[Start Data extract]
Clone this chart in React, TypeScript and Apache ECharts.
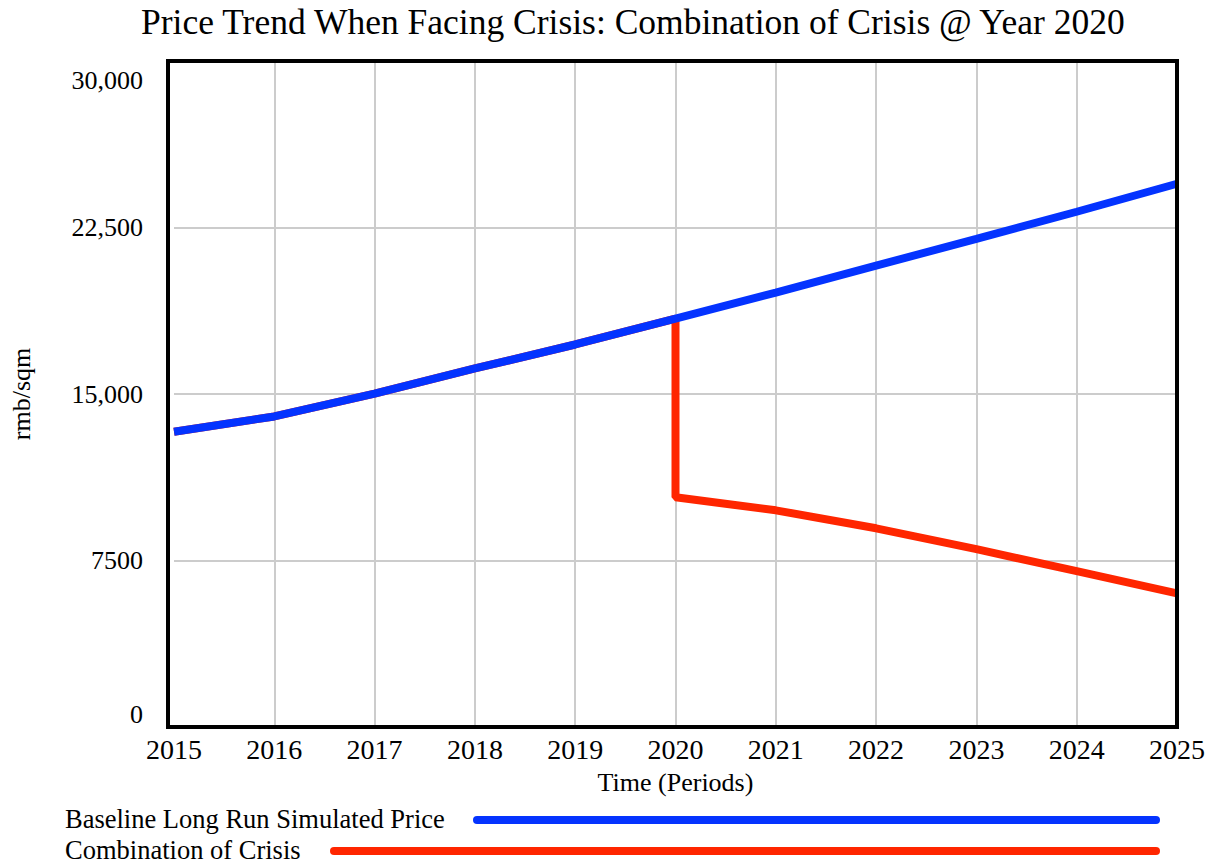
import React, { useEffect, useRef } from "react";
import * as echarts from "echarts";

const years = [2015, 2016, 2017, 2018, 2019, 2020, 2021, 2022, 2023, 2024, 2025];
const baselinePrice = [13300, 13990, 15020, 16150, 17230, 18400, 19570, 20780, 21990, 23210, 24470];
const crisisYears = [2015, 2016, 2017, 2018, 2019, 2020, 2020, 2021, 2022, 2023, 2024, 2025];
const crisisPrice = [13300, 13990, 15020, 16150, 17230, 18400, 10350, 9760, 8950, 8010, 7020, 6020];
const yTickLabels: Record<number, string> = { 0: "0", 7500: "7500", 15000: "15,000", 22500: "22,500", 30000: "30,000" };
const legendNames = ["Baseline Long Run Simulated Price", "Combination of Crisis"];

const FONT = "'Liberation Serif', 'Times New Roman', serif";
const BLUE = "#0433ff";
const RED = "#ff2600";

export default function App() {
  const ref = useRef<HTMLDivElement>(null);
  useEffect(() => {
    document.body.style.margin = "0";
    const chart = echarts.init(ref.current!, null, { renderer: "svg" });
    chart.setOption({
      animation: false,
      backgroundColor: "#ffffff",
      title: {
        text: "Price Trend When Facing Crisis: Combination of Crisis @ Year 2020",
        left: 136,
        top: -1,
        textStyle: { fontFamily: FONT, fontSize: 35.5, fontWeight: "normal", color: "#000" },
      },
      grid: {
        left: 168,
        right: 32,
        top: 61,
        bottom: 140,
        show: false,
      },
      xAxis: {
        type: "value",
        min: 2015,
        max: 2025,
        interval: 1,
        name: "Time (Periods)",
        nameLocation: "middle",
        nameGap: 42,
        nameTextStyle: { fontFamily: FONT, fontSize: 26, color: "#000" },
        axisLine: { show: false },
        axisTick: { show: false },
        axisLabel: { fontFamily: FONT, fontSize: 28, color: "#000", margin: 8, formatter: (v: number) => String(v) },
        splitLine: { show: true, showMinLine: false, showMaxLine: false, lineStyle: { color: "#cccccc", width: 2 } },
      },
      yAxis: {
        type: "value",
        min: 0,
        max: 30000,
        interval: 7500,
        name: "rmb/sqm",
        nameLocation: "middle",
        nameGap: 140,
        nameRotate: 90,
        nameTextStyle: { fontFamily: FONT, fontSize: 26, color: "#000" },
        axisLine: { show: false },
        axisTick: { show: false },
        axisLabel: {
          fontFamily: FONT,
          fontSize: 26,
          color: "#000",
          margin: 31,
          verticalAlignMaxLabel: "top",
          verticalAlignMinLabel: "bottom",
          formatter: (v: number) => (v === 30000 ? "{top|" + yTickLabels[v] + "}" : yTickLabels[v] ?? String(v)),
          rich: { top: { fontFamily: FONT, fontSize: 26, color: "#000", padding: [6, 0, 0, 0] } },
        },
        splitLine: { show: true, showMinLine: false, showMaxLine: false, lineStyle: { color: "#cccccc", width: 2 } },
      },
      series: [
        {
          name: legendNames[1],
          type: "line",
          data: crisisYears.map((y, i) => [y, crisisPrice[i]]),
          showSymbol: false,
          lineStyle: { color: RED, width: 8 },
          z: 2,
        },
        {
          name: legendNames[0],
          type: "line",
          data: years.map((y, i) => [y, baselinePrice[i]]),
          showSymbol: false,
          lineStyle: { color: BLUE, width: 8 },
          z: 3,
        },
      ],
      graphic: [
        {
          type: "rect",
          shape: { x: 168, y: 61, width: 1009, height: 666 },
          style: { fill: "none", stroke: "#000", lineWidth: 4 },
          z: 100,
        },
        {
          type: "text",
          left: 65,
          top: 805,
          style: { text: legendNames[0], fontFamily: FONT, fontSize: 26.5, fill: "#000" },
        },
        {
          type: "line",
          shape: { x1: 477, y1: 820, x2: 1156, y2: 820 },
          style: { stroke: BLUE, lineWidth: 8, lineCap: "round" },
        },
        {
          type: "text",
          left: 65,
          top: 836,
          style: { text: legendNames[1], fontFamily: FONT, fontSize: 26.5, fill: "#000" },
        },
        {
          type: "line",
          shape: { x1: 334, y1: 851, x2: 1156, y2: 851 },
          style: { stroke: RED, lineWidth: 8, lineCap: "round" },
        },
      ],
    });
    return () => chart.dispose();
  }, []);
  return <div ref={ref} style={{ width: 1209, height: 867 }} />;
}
[End Data extract]
Reproduce all of the material exactly, apart from the pictures.

[Reply to the task]
Clone this chart in React, TypeScript and Apache ECharts.
import React, { useEffect, useRef } from "react";
import * as echarts from "echarts";

const years = [2015, 2016, 2017, 2018, 2019, 2020, 2021, 2022, 2023, 2024, 2025];
const baselinePrice = [13300, 13990, 15020, 16150, 17230, 18400, 19570, 20780, 21990, 23210, 24470];
const crisisYears = [2015, 2016, 2017, 2018, 2019, 2020, 2020, 2021, 2022, 2023, 2024, 2025];
const crisisPrice = [13300, 13990, 15020, 16150, 17230, 18400, 10350, 9760, 8950, 8010, 7020, 6020];
const yTickLabels: Record<number, string> = { 0: "0", 7500: "7500", 15000: "15,000", 22500: "22,500", 30000: "30,000" };
const legendNames = ["Baseline Long Run Simulated Price", "Combination of Crisis"];

const FONT = "'Liberation Serif', 'Times New Roman', serif";
const BLUE = "#0433ff";
const RED = "#ff2600";

export default function App() {
  const ref = useRef<HTMLDivElement>(null);
  useEffect(() => {
    document.body.style.margin = "0";
    const chart = echarts.init(ref.current!, null, { renderer: "svg" });
    chart.setOption({
      animation: false,
      backgroundColor: "#ffffff",
      title: {
        text: "Price Trend When Facing Crisis: Combination of Crisis @ Year 2020",
        left: 136,
        top: -1,
        textStyle: { fontFamily: FONT, fontSize: 35.5, fontWeight: "normal", color: "#000" },
      },
      grid: {
        left: 168,
        right: 32,
        top: 61,
        bottom: 140,
        show: false,
      },
      xAxis: {
        type: "value",
        min: 2015,
        max: 2025,
        interval: 1,
        name: "Time (Periods)",
        nameLocation: "middle",
        nameGap: 42,
        nameTextStyle: { fontFamily: FONT, fontSize: 26, color: "#000" },
        axisLine: { show: false },
        axisTick: { show: false },
        axisLabel: { fontFamily: FONT, fontSize: 28, color: "#000", margin: 8, formatter: (v: number) => String(v) },
        splitLine: { show: true, showMinLine: false, showMaxLine: false, lineStyle: { color: "#cccccc", width: 2 } },
      },
      yAxis: {
        type: "value",
        min: 0,
        max: 30000,
        interval: 7500,
        name: "rmb/sqm",
        nameLocation: "middle",
        nameGap: 140,
        nameRotate: 90,
        nameTextStyle: { fontFamily: FONT, fontSize: 26, color: "#000" },
        axisLine: { show: false },
        axisTick: { show: false },
        axisLabel: {
          fontFamily: FONT,
          fontSize: 26,
          color: "#000",
          margin: 31,
          verticalAlignMaxLabel: "top",
          verticalAlignMinLabel: "bottom",
          formatter: (v: number) => (v === 30000 ? "{top|" + yTickLabels[v] + "}" : yTickLabels[v] ?? String(v)),
          rich: { top: { fontFamily: FONT, fontSize: 26, color: "#000", padding: [6, 0, 0, 0] } },
        },
        splitLine: { show: true, showMinLine: false, showMaxLine: false, lineStyle: { color: "#cccccc", width: 2 } },
      },
      series: [
        {
          name: legendNames[1],
          type: "line",
          data: crisisYears.map((y, i) => [y, crisisPrice[i]]),
          showSymbol: false,
          lineStyle: { color: RED, width: 8 },
          z: 2,
        },
        {
          name: legendNames[0],
          type: "line",
          data: years.map((y, i) => [y, baselinePrice[i]]),
          showSymbol: false,
          lineStyle: { color: BLUE, width: 8 },
          z: 3,
        },
      ],
      graphic: [
        {
          type: "rect",
          shape: { x: 168, y: 61, width: 1009, height: 666 },
          style: { fill: "none", stroke: "#000", lineWidth: 4 },
          z: 100,
        },
        {
          type: "text",
          left: 65,
          top: 805,
          style: { text: legendNames[0], fontFamily: FONT, fontSize: 26.5, fill: "#000" },
        },
        {
          type: "line",
          shape: { x1: 477, y1: 820, x2: 1156, y2: 820 },
          style: { stroke: BLUE, lineWidth: 8, lineCap: "round" },
        },
        {
          type: "text",
          left: 65,
          top: 836,
          style: { text: legendNames[1], fontFamily: FONT, fontSize: 26.5, fill: "#000" },
        },
        {
          type: "line",
          shape: { x1: 334, y1: 851, x2: 1156, y2: 851 },
          style: { stroke: RED, lineWidth: 8, lineCap: "round" },
        },
      ],
    });
    return () => chart.dispose();
  }, []);
  return <div ref={ref} style={{ width: 1209, height: 867 }} />;
}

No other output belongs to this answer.